Canada saw a rash of mandatory minimums introduced throughout Stephen Harper’s tenure, as the Conservative government enacted a ‘Tough on Crime’ agenda. The sentences come with good political capital, calling for the state to come down hard on ‘criminals’ who are getting off too lightly. The problem, however, is that they limit a judge’s discretion. The circumstances behind every change are different, and sometimes the mandatory minimum is outside of what the court can deem acceptable. If a constitutional challenge is brought, where a person argues that the sentence is grossly disproportionate to the crime, then the mandatory minimum is struck down.

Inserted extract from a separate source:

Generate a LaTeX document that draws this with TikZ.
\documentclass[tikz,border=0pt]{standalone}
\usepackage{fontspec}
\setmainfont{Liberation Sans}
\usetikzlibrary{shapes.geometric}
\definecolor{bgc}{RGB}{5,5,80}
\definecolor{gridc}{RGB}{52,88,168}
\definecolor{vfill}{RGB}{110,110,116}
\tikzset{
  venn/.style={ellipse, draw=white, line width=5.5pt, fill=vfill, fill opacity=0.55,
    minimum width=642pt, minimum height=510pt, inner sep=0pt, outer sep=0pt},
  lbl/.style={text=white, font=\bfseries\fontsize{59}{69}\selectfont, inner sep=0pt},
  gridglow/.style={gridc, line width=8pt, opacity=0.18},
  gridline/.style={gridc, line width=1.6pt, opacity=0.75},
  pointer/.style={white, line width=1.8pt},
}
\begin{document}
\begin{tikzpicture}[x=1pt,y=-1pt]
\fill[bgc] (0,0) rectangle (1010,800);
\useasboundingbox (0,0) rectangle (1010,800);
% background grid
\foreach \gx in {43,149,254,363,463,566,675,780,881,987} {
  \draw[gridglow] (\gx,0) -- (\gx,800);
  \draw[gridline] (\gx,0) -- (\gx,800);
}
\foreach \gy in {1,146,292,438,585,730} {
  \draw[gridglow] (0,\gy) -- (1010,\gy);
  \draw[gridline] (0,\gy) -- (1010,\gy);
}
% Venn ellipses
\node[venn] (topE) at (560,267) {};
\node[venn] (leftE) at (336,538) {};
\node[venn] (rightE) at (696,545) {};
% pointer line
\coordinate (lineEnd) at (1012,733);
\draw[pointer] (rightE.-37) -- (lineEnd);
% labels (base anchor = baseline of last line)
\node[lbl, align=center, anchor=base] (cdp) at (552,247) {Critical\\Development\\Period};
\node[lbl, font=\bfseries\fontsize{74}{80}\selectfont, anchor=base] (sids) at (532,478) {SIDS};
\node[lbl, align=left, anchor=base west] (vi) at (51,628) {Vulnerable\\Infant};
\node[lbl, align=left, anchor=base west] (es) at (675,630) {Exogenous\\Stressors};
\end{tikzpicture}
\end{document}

And, earlier this month, this was exactly what happened in the case of R v. Morrison, where the Ontario Court of Appeal struck down the mandatory minimum sentence of 1 year for child luring. In this case, the accused person had communicated with a young person, believing that she was over the age of 14, but had failed to take appropriate steps to confirm her age. The court ultimately found that the one year that automatically attaches to this offence was too harsh given the circumstances of the offence.
The case is yet another example of a Harper-era mandatory minimum being struck down. In case after case, courts have found that there are circumstances that might exist for a person where even though they are guilty of the offence, that the crime is grossly disproportionate to their actions. However, these cases take work. They require the right set of facts, a keen lawyer, a client who can pay (or a lawyer who is willing to do a lot of work that they may not get paid for) and a lot of resources within the justice system. Unless defence lawyers challenge these laws, then they stand, often disproportionately affecting individuals from marginalized communities. It has always struck me as odd that Parliament trusts judges to make all sorts of findings, but cannot trust them to craft appropriate sentences, even with an appeal court to correct any unreasonable sentences.

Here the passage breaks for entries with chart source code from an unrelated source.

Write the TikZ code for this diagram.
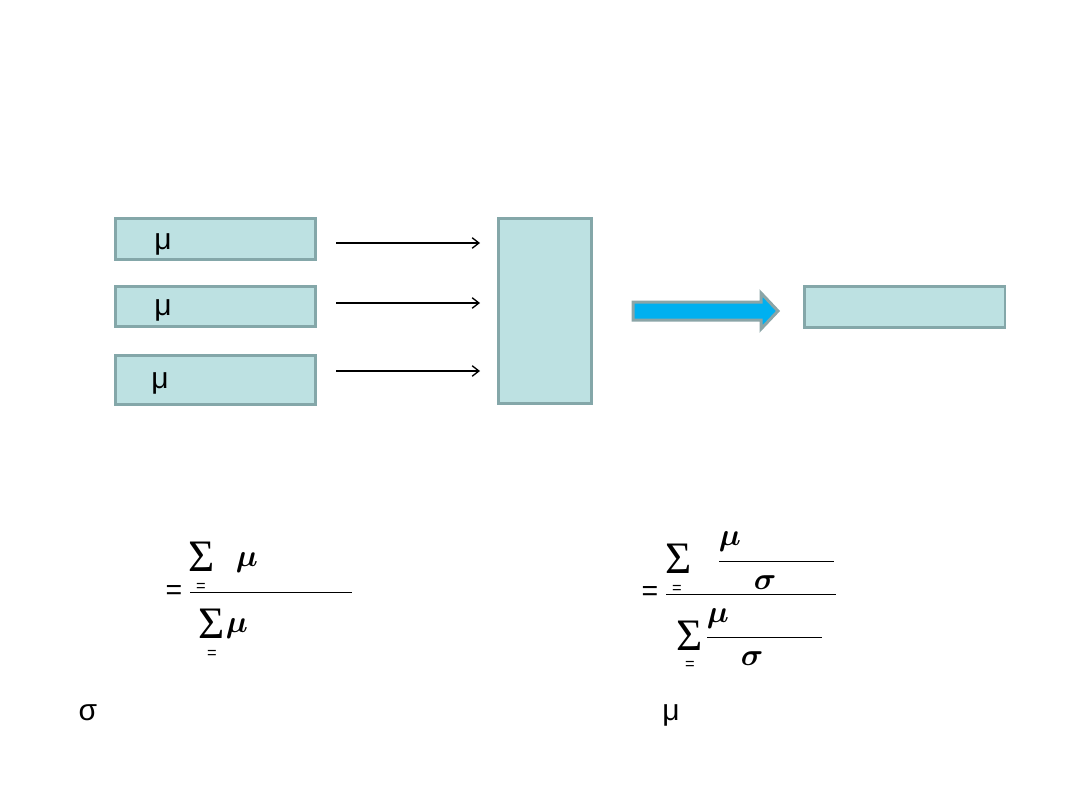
\documentclass[tikz,border=0pt]{standalone}
\usepackage{amsmath,amssymb}
\usepackage{fontspec}
\setmainfont{Liberation Sans}
\newfontfamily\sumfont{Liberation Serif}
\usetikzlibrary{positioning}
\usetikzlibrary{arrows.meta}
\definecolor{boxfill}{HTML}{BDE1E2}
\definecolor{boxline}{HTML}{84A7A9}
\definecolor{fatarrow}{HTML}{00B0F0}
\definecolor{fatline}{HTML}{8BA5A7}

\begin{document}
\begin{tikzpicture}[
  x=0.6667pt, y=-0.6667pt,
  every node/.style={inner sep=0pt, outer sep=0pt},
  inbox/.style={rectangle, line width=2pt, fill=boxfill, draw=boxline, anchor=north west},
  feed/.style={line width=0.7pt, -{Straight Barb[length=4.5pt, width=7pt, line width=0.9pt]}},
  glyph/.style={font=\fontsize{20}{24}\selectfont},
  bigsum/.style={font=\sumfont\fontsize{30}{32}\selectfont, anchor=base},
  bigeq/.style={font=\fontsize{19}{22}\selectfont},
  subeq/.style={font=\fontsize{11}{12}\selectfont},
  fracbar/.style={line width=0.6pt}
]
\useasboundingbox (0,0) rectangle (1080,810);

% ====== INPUT BOXES ======
\node[inbox, minimum width=134pt, minimum height=28pt] (src1) at (115,218) {};
\node[inbox, minimum width=134pt, minimum height=27pt] (src2) at (115,286) {};
\node[inbox, minimum width=134pt, minimum height=33pt] (src3) at (115,355) {};
\node[glyph] (mu1) at (163,244) {μ};
\node[glyph] (mu2) at (163,310) {μ};
\node[glyph] (mu3) at (160,383) {μ};

% ====== COMBINER ======
\node[inbox, minimum width=62pt, minimum height=124pt] (comb) at (498,218) {};
\foreach \i/\yy in {1/243, 2/303, 3/371}{
  \coordinate (tail\i) at (336,\yy);
  \coordinate (head\i) at (480,\yy);
  \draw[feed] (tail\i) -- (head\i);
}

% ====== RESULT ======
\draw[line width=2pt, draw=fatline, fill=fatarrow, line join=miter]
  (633,302) -- (761,302) -- (761,293) -- (778,311) -- (761,329)
  -- (761,320) -- (633,320) -- cycle;
\node[inbox, minimum width=134pt, minimum height=28pt] (res) at (804,286) {};

% ====== LEFT FORMULA ======
\node[bigeq] (eqA) at (174,593) {=};
\draw[fracbar] (190,592) -- (352,592);
\node[bigsum] (sumA) at (202,571) {Σ};
\node[subeq] (subA) at (201,587) {=};
\node[glyph] (muA) at (247,563) {$\boldsymbol{\mu}$};
\node[bigsum] (sumB) at (212,638) {Σ};
\node[subeq] (subB) at (212,654) {=};
\node[glyph] (muB) at (237,629) {$\boldsymbol{\mu}$};

% ====== RIGHT FORMULA ======
\node[bigeq] (eqB) at (650,594) {=};
\draw[fracbar] (666,594) -- (836,594);
\node[bigsum] (sumC) at (679,573) {Σ};
\node[subeq] (subC) at (677,589) {=};
\node[glyph] (muC) at (730,542) {$\boldsymbol{\mu}$};
\draw[fracbar] (719,561) -- (834,561);
\node[glyph] (sigC) at (765,583) {$\boldsymbol{\sigma}$};
\node[bigsum] (sumD) at (690,650) {Σ};
\node[subeq] (subD) at (690,665) {=};
\node[glyph] (muD) at (718,619) {$\boldsymbol{\mu}$};
\draw[fracbar] (707,637) -- (822,637);
\node[glyph] (sigD) at (752,659) {$\boldsymbol{\sigma}$};

% ====== FOOTNOTES ======
\node[glyph] (sigE) at (88,713) {σ};
\node[glyph] (muE) at (671,715) {μ};

\end{tikzpicture}
\end{document}
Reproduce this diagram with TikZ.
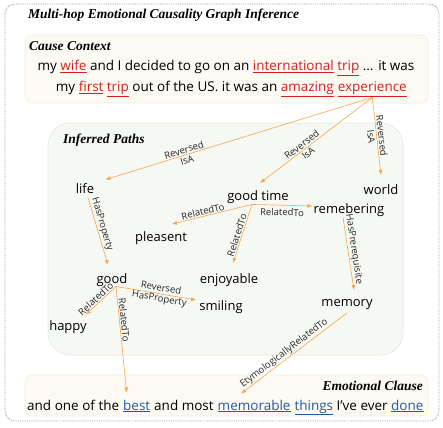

The current Liberal government has indicated that they will be reforming criminal justice policy, and in February, Jody Wilson-Raybould said that the government would be looking at mandatory minimum sentences very soon. Still, we’ve yet to see any movement on this front. In this post-Jordan era of trial delays, we are seeing court time being eaten up by constitutional challenges, instead of streamlining options for resolving these files. Instead of fighting these cases, it seems it’s time to restore judges’ discretion and allow them properly practice the art of sentencing.